My paternal grandmother, Goldie PRICE HEISER, died at an early age on January 1, 1919, leaving behind three young children (Charlie-5, Dot-3, and Mary-1). The family was living in Washington, D.C. at the time of her death.
Charlie, my father, went to stay with his deceased mother’s parents in Frederick, Maryland. My father’s father, Daniel Wilbert HEISER (1882-1974), took the girls and went to York, Pennsylvania where his parents lived.
Here was Dan mourning to loss of his wife and caring for these two little girls. My father said that the girls went to a foundling home with the understanding that Dan would come back to get them. They were not to be adopted out.

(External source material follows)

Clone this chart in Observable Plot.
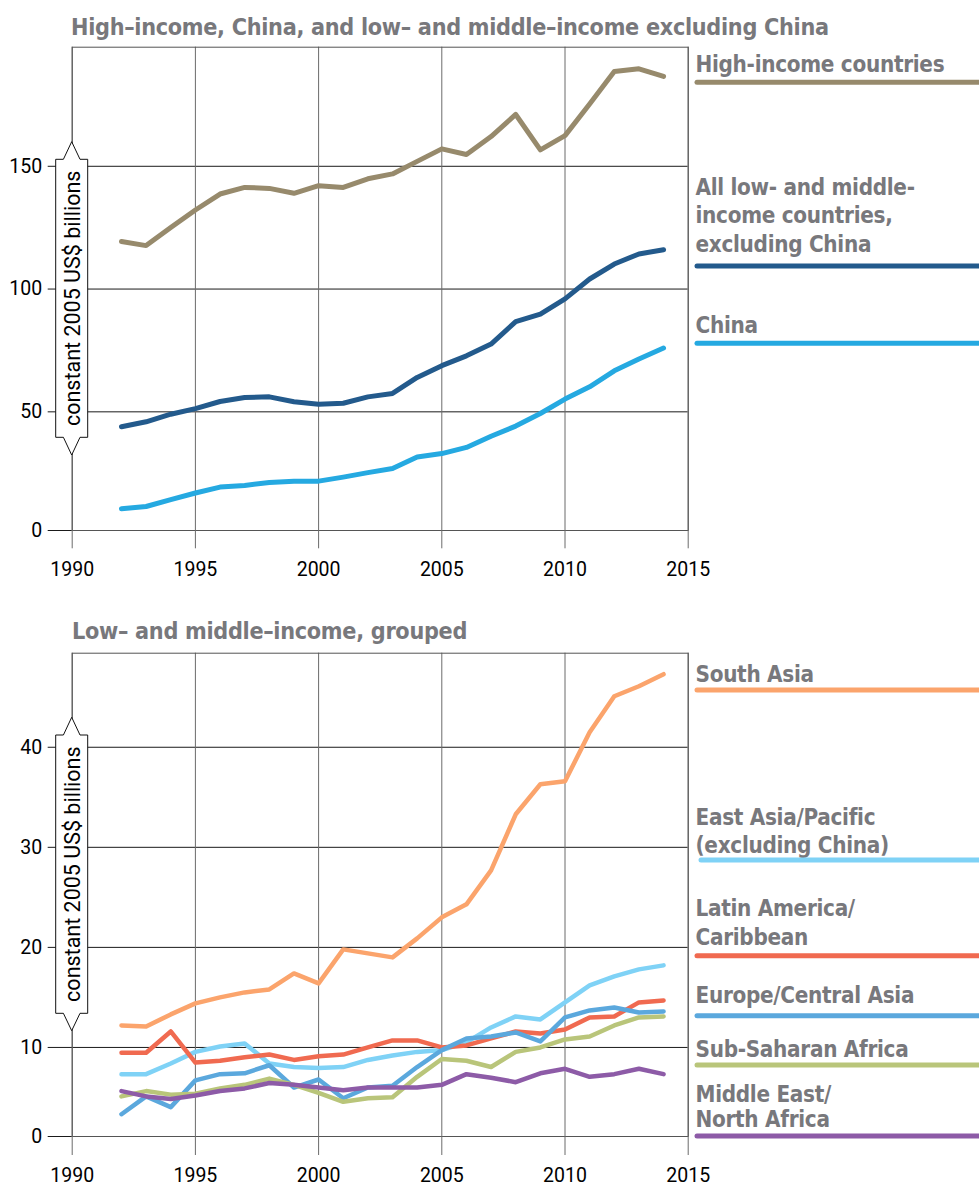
<!DOCTYPE html>
<html><head><meta charset="utf-8">
<script src="https://cdn.jsdelivr.net/npm/d3@7"></script>
<script src="https://cdn.jsdelivr.net/npm/@observablehq/plot@0.6"></script>
<style>
html,body{margin:0;padding:0;background:#fff;}
#wrap{position:relative;width:979px;height:1187px;overflow:hidden;background:#fff;}
.ttl{position:absolute;font-weight:bold;color:#78787c;white-space:nowrap;line-height:1;}
#wrap svg{position:absolute;left:0;}
</style></head><body><div id="wrap"></div>
<script>
// ---------- data ----------
const years = [1992,1993,1994,1995,1996,1997,1998,1999,2000,2001,2002,2003,2004,2005,2006,2007,2008,2009,2010,2011,2012,2013,2014];
const xTicks = [1990,1995,2000,2005,2010,2015];

const titleTop = "High–income, China, and low– and middle–income excluding China";
const titleBottom = "Low– and middle–income, grouped";
const yAxisLabel = "constant 2005 US$ billions";

const highIncome = [119.4,117.7,125.1,132.2,138.7,141.4,141.0,139.0,142.1,141.4,144.9,146.9,152.0,157.1,154.8,162.1,171.1,156.7,162.5,175.4,188.6,189.7,186.6];
const lowMidExChina = [43.7,45.8,49.0,51.3,54.2,55.8,56.1,54.1,53.1,53.5,56.1,57.5,64.0,68.8,72.8,77.6,86.7,89.8,96.0,104.1,110.2,114.3,116.0];
const china = [9.2,10.1,13.0,15.8,18.3,19.0,20.2,20.7,20.8,22.5,24.4,26.1,31.0,32.4,35.0,39.7,44.0,49.3,55.2,60.2,66.7,71.5,76.0];
const yTicksTop = [0,50,100,150];
const topNames = [["High-income countries"],["All low- and middle-","income countries,","excluding China"],["China"]];

const southAsia = [12.2,12.1,13.3,14.4,15.0,15.5,15.8,17.4,16.4,19.8,19.4,19.0,20.9,23.0,24.3,27.7,33.3,36.3,36.6,41.5,45.1,46.1,47.3];
const eastAsiaPacific = [7.0,7.0,8.2,9.5,10.1,10.4,8.2,7.8,7.7,7.8,8.6,9.1,9.5,9.7,10.5,12.0,13.1,12.8,14.5,16.2,17.1,17.8,18.2];
const latinAmerica = [9.4,9.4,11.6,8.3,8.5,8.9,9.2,8.6,9.0,9.2,10.0,10.7,10.7,10.0,10.2,10.9,11.6,11.4,11.8,13.0,13.1,14.5,14.7];
const europeCentralAsia = [2.5,4.5,3.3,6.3,7.0,7.1,8.0,5.5,6.4,4.3,5.5,5.7,7.8,9.7,10.9,11.1,11.5,10.6,13.0,13.7,14.0,13.5,13.6];
const subSaharanAfrica = [4.5,5.1,4.7,4.8,5.4,5.8,6.5,5.8,4.9,3.9,4.3,4.4,6.7,8.7,8.5,7.8,9.5,10.0,10.8,11.1,12.2,13.0,13.1];
const middleEastNorthAfrica = [5.1,4.5,4.2,4.6,5.1,5.4,6.0,5.8,5.5,5.2,5.5,5.5,5.5,5.8,7.0,6.6,6.1,7.1,7.6,6.7,7.0,7.6,7.0];
const yTicksBottom = [0,10,20,30,40];
const bottomNames = [["South Asia"],["East Asia/Pacific","(excluding China)"],["Latin America/","Caribbean"],["Europe/Central Asia"],["Sub-Saharan Africa"],["Middle East/","North Africa"]];

// ---------- styles / layout ----------
const topColors = ["#978a6c","#235a8c","#25a9e1"];
const bottomColors = ["#fba46c","#7fd2f6","#f06a50","#5ba8dd","#b9c57a","#8d5ba7"];
const labelGray = "#78787c";

function avail(f){
  const c=document.createElement("canvas").getContext("2d");
  const s="High-income countries mmmWWWiii";
  c.font="bold 25px monospace"; const a=c.measureText(s).width;
  c.font=`bold 25px "${f}", monospace`; const b=c.measureText(s).width;
  return a!==b;
}
let labelFont, labelSize, titleSize, labelSpacing;
if (avail("Liberation Sans Narrow")) { labelFont='"Liberation Sans Narrow"'; labelSize=25; titleSize=25; labelSpacing=0; }
else if (avail("DejaVu Sans Condensed")) { labelFont='"DejaVu Sans Condensed"'; labelSize=22.3; titleSize=23.2; labelSpacing=-0.3; }
else { labelFont='Roboto'; labelSize=23; titleSize=23.5; labelSpacing=-0.7; }

const wrap = document.getElementById("wrap");
function addTitle(text, baseline, left){
  const d=document.createElement("div"); d.className="ttl"; d.textContent=text;
  d.style.top=(baseline - 0.85*titleSize)+"px"; d.style.left=left+"px";
  d.style.fontFamily=labelFont; d.style.fontSize=titleSize+"px"; d.style.letterSpacing=labelSpacing+"px";
  wrap.appendChild(d);
}

function makeChart(cfg){
  const marks = [
    Plot.ruleY(cfg.yTicks, {stroke:"#1a1a1a", strokeWidth:1}),
    Plot.ruleX(xTicks, {stroke:"#6b6b6b", strokeWidth:1}),
    Plot.frame({stroke:"#555", strokeWidth:1}),
    Plot.axisY(cfg.yTicks, {tickSize:24, tickPadding:6, stroke:"#1a1a1a", fill:"#000", fontSize:19.5, tickFormat:d=>String(d)}),
    Plot.axisX(xTicks, {tickSize:cfg.xTickSize, tickPadding:cfg.xTickPad, stroke:"#6b6b6b", fill:"#000", fontSize:19.5, tickFormat:d=>String(d)}),
    ...cfg.series.map((vals,i)=>Plot.line(vals, {x: years, y: vals, stroke: cfg.colors[i], strokeWidth: cfg.lw, strokeLinecap:"round", strokeLinejoin:"round"}))
  ];
  const svg = Plot.plot({
    width: 979, height: cfg.height,
    marginLeft: 71.7, marginRight: 291.3, marginTop: cfg.mt, marginBottom: cfg.mb,
    x: {domain:[1990,2015]},
    // the printed axis is compressed between 0 and the first gridline
    y: {transform: cfg.yTransform, domain: cfg.yDomain},
    style: {background:"transparent", overflow:"visible", fontFamily:"Roboto", fontSize:"19px", color:"#000"},
    marks
  });
  svg.style.top = cfg.top+"px";
  wrap.appendChild(svg);
  const g = d3.select(svg).append("g");
  // y-axis label box
  const b = cfg.box, cx=71.7, hw=8.3, L=55.7, R=87.7;
  const p = `M${cx},${b[0]}L${cx+hw},${b[1]}L${R},${b[1]}L${R},${b[2]}L${cx+hw},${b[2]}L${cx},${b[3]}L${cx-hw},${b[2]}L${L},${b[2]}L${L},${b[1]}L${cx-hw},${b[1]}Z`;
  g.append("path").attr("d",p).attr("fill","#fff").attr("stroke","#111").attr("stroke-width",1);
  g.append("text").attr("transform",`translate(79.5,${(b[1]+b[2])/2}) rotate(-90)`)
    .attr("text-anchor","middle").attr("font-family","Roboto").attr("font-size",21.5).attr("fill","#000").text(yAxisLabel);
  // legend
  cfg.names.forEach((lines,i)=>{
    const lg = cfg.legend[i];
    lines.forEach((t,j)=>{
      g.append("text").attr("x",695.5).attr("y",lg.base[j]-cfg.top).attr("text-anchor","start")
        .attr("font-family",labelFont.replace(/"/g,"'")).attr("font-weight","bold").attr("font-size",labelSize)
        .attr("letter-spacing",labelSpacing).attr("fill",labelGray).text(t);
    });
    g.append("line").attr("x1",lg.x0||697).attr("x2",990).attr("y1",lg.line-cfg.top).attr("y2",lg.line-cfg.top)
      .attr("stroke",cfg.colors[i]).attr("stroke-width",5).attr("stroke-linecap","round");
  });
}

addTitle(titleTop, 35, 71);
makeChart({
  top:44, height:556, mt:2.7, mb:70, xTickSize:18.3, xTickPad:13,
  yTransform: v => v < 50 ? v*0.9666 : v - 1.67, yDomain:[0,196.83], yTicks:yTicksTop,
  series:[highIncome, lowMidExChina, china], colors:topColors, lw:5,
  box:[97.7,115.3,393.3,411], names: topNames,
  legend:[{base:[71.7],line:82.3},{base:[195,223.3,251.7],line:266},{base:[333.3],line:343.3}]
});
addTitle(titleBottom, 638.3, 72);
makeChart({
  top:648, height:539, mt:4.7, mb:51, xTickSize:19, xTickPad:12.5,
  yTransform: v => v < 10 ? v*0.89 : v - 1.1, yDomain:[0,48.3], yTicks:yTicksBottom,
  series:[southAsia, eastAsiaPacific, latinAmerica, europeCentralAsia, subSaharanAfrica, middleEastNorthAfrica], colors:bottomColors, lw:4.5,
  box:[69.3,87,365.3,382.7], names: bottomNames,
  legend:[{base:[681.7],line:690},{base:[825,853.3],line:860,x0:701},{base:[916,945],line:955.7},{base:[1003.3],line:1015.7},{base:[1056.7],line:1065},{base:[1101.7,1126.7],line:1136}]
});
</script></body></html>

When I first heard this it seemed crazy to me, but I’ve studied that time period since. It’s not a crazy notion to me anymore. Dan’s parents both worked, so there was no one to take care of the girls, and there was no daycare in those days.
I don’t know when the girls went to the founding home, actually the Children’s Home of York and York County. But I do know when they left it because of the 1920 census.
The children’s home was counted in the census on 19 Jan 1920. See below where Dot and Mary are listed in that count.
Eight days later, on 27 January 1920, the girls are listed with their father, Dan HEISER, and his wife, Maria. Dan and Maria had married late in 1919. It was a blended family as Dan and Maria were both widowed and had children already at the time of the marriage.
The census confirms what my dad told me about Dot and Mary, and it gives me the month and year when the girls left the children’s home. My dad, Charlie, was raised by his grandparents in Frederick. No one knows why he didn’t go to live with his father and stepmother.